**WHAT YOU SHOULD DO:** Return verbatim everything from the first line through the line that contains "135, 150, 161];", and stop there.

**DATA SHOWN:**

(begin)

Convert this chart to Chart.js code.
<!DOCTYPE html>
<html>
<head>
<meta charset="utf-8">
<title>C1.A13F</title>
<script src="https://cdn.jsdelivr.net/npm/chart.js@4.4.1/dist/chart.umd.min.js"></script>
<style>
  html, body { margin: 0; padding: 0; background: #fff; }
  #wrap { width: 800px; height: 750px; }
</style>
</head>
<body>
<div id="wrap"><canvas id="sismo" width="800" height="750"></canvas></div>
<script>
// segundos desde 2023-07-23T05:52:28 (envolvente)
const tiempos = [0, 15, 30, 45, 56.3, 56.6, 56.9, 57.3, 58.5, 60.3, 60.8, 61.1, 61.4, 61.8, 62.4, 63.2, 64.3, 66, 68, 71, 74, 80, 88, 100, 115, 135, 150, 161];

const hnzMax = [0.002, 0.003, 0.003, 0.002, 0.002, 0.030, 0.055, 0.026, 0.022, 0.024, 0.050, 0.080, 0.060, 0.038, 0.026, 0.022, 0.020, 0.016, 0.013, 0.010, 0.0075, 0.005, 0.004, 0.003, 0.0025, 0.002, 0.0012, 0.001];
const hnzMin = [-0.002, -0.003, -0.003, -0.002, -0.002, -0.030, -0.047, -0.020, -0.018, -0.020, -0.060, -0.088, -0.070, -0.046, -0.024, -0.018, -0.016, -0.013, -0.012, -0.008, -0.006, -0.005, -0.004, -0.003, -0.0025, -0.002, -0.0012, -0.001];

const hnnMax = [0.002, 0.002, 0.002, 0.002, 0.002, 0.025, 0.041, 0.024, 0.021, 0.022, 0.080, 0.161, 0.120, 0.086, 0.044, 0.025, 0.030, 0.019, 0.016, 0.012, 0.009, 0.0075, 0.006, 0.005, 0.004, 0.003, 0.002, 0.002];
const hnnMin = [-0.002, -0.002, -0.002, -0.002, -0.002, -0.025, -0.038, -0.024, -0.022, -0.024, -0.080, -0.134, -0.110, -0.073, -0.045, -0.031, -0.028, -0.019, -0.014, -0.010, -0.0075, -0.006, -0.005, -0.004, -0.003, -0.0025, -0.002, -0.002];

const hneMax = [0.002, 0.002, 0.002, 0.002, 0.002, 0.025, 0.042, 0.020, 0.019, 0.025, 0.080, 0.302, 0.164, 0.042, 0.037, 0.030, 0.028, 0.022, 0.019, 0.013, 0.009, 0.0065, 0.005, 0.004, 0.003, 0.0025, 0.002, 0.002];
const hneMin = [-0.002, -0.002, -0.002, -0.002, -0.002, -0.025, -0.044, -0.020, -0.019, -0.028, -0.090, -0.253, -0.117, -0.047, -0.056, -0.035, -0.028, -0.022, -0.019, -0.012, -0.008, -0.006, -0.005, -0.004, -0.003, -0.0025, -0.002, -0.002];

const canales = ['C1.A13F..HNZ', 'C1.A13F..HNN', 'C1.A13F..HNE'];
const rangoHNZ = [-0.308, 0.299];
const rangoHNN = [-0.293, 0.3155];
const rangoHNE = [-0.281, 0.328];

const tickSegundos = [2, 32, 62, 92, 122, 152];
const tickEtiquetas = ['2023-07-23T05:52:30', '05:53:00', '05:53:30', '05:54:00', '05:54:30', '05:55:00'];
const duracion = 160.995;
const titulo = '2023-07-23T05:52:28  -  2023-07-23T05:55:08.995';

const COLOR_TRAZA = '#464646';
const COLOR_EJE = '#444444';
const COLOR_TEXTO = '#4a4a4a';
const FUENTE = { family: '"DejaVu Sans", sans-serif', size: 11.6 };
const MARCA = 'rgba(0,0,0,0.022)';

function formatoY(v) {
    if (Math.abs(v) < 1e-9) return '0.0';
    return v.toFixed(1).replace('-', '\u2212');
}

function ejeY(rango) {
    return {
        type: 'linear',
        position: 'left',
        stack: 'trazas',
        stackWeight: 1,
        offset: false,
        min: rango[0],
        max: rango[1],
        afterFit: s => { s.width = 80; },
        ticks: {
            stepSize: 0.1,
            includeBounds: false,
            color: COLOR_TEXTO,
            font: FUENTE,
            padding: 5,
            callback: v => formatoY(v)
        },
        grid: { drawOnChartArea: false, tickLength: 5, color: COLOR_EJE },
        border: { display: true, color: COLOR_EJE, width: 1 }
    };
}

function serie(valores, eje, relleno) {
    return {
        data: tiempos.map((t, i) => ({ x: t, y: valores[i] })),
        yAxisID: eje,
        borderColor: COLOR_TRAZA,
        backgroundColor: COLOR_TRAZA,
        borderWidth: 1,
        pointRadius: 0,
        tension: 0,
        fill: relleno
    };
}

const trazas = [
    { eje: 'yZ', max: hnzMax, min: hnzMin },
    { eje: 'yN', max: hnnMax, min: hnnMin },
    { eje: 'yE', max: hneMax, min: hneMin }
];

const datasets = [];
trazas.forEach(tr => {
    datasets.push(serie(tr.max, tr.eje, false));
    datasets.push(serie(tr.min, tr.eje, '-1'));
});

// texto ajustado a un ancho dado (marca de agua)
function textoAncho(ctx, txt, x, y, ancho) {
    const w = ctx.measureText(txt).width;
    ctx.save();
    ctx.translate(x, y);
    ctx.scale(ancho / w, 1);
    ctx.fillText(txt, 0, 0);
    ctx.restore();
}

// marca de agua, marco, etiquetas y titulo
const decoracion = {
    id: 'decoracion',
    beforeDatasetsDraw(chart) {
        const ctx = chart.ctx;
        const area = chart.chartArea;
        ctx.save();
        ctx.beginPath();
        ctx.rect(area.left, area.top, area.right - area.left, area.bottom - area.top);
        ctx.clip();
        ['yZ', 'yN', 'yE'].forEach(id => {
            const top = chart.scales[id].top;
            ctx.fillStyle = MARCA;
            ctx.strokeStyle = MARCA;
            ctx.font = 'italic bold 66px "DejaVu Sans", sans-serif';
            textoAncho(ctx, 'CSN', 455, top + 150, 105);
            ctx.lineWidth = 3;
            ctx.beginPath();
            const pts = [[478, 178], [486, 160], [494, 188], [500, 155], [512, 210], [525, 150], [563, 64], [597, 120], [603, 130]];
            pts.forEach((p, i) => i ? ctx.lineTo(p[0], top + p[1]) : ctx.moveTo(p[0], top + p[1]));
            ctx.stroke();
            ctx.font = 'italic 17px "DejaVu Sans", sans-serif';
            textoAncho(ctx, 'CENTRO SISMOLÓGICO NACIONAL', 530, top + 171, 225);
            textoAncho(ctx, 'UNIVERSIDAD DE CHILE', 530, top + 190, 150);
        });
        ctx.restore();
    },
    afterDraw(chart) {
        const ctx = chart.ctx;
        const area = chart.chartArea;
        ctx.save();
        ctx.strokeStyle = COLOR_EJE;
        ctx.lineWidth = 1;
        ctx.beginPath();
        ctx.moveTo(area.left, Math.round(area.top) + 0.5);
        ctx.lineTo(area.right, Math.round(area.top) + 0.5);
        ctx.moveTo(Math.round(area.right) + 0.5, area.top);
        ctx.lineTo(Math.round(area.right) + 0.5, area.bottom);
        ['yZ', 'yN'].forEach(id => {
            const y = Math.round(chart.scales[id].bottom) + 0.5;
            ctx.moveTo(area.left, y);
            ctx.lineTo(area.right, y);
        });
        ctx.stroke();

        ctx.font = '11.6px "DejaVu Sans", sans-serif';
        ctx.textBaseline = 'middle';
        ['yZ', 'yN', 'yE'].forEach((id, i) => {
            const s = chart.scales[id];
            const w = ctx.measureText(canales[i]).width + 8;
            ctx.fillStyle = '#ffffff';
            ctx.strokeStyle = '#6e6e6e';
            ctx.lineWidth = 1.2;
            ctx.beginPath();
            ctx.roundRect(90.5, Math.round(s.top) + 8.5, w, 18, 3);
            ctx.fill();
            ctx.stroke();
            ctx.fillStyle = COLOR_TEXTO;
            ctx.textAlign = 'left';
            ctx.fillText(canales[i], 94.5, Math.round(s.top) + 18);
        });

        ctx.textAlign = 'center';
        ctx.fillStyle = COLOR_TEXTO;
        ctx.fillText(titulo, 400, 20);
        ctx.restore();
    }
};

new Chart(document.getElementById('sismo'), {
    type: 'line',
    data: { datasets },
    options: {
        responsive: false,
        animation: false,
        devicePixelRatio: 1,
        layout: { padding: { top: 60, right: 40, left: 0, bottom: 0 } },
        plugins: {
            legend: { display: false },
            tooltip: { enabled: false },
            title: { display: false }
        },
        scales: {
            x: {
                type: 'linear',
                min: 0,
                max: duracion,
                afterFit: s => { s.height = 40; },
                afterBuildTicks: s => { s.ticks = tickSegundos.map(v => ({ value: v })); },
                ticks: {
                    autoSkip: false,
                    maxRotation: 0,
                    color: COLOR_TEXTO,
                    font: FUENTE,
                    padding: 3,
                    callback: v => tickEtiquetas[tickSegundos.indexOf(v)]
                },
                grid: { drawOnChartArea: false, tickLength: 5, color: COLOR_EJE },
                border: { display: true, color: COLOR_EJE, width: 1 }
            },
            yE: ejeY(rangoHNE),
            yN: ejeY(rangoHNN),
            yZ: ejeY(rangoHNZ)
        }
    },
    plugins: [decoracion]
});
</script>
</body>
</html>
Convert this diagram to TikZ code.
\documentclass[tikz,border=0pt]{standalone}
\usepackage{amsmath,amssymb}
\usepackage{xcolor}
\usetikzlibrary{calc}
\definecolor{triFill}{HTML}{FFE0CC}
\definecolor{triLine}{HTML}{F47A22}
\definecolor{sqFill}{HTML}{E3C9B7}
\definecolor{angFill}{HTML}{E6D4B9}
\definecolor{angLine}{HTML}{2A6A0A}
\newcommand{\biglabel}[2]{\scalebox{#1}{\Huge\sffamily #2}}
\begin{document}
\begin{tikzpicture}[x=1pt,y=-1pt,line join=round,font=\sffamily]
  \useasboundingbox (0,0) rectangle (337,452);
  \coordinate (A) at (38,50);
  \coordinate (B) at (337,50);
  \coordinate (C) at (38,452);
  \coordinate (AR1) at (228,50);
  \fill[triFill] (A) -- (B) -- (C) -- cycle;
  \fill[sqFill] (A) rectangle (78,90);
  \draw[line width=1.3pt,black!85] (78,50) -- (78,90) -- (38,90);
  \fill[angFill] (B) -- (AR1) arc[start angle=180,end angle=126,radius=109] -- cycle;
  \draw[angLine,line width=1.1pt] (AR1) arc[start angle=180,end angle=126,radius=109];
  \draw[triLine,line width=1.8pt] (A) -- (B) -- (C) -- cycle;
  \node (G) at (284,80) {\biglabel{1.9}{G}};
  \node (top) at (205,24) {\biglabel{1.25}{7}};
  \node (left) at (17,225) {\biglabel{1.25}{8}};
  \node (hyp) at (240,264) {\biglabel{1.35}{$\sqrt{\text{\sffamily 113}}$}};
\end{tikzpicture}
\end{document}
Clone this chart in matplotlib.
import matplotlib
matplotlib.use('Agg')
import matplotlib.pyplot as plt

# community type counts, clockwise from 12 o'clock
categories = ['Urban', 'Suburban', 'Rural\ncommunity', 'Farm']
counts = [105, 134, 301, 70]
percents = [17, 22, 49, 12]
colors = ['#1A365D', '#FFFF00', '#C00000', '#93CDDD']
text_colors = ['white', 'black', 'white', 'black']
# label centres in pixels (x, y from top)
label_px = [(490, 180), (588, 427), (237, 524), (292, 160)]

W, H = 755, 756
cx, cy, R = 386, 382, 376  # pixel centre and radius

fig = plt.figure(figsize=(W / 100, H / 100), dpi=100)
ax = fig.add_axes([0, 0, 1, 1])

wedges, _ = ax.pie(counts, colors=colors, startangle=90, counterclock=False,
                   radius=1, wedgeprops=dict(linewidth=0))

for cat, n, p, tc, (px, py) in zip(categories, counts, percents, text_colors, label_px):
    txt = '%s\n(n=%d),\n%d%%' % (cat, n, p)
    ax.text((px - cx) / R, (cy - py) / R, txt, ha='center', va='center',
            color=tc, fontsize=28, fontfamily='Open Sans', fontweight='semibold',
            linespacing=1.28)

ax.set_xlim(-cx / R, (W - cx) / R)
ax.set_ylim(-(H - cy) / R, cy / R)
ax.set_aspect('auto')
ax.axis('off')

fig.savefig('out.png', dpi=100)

(end)

**THE OUTPUT:**
Convert this chart to Chart.js code.
<!DOCTYPE html>
<html>
<head>
<meta charset="utf-8">
<title>C1.A13F</title>
<script src="https://cdn.jsdelivr.net/npm/chart.js@4.4.1/dist/chart.umd.min.js"></script>
<style>
  html, body { margin: 0; padding: 0; background: #fff; }
  #wrap { width: 800px; height: 750px; }
</style>
</head>
<body>
<div id="wrap"><canvas id="sismo" width="800" height="750"></canvas></div>
<script>
// segundos desde 2023-07-23T05:52:28 (envolvente)
const tiempos = [0, 15, 30, 45, 56.3, 56.6, 56.9, 57.3, 58.5, 60.3, 60.8, 61.1, 61.4, 61.8, 62.4, 63.2, 64.3, 66, 68, 71, 74, 80, 88, 100, 115, 135, 150, 161];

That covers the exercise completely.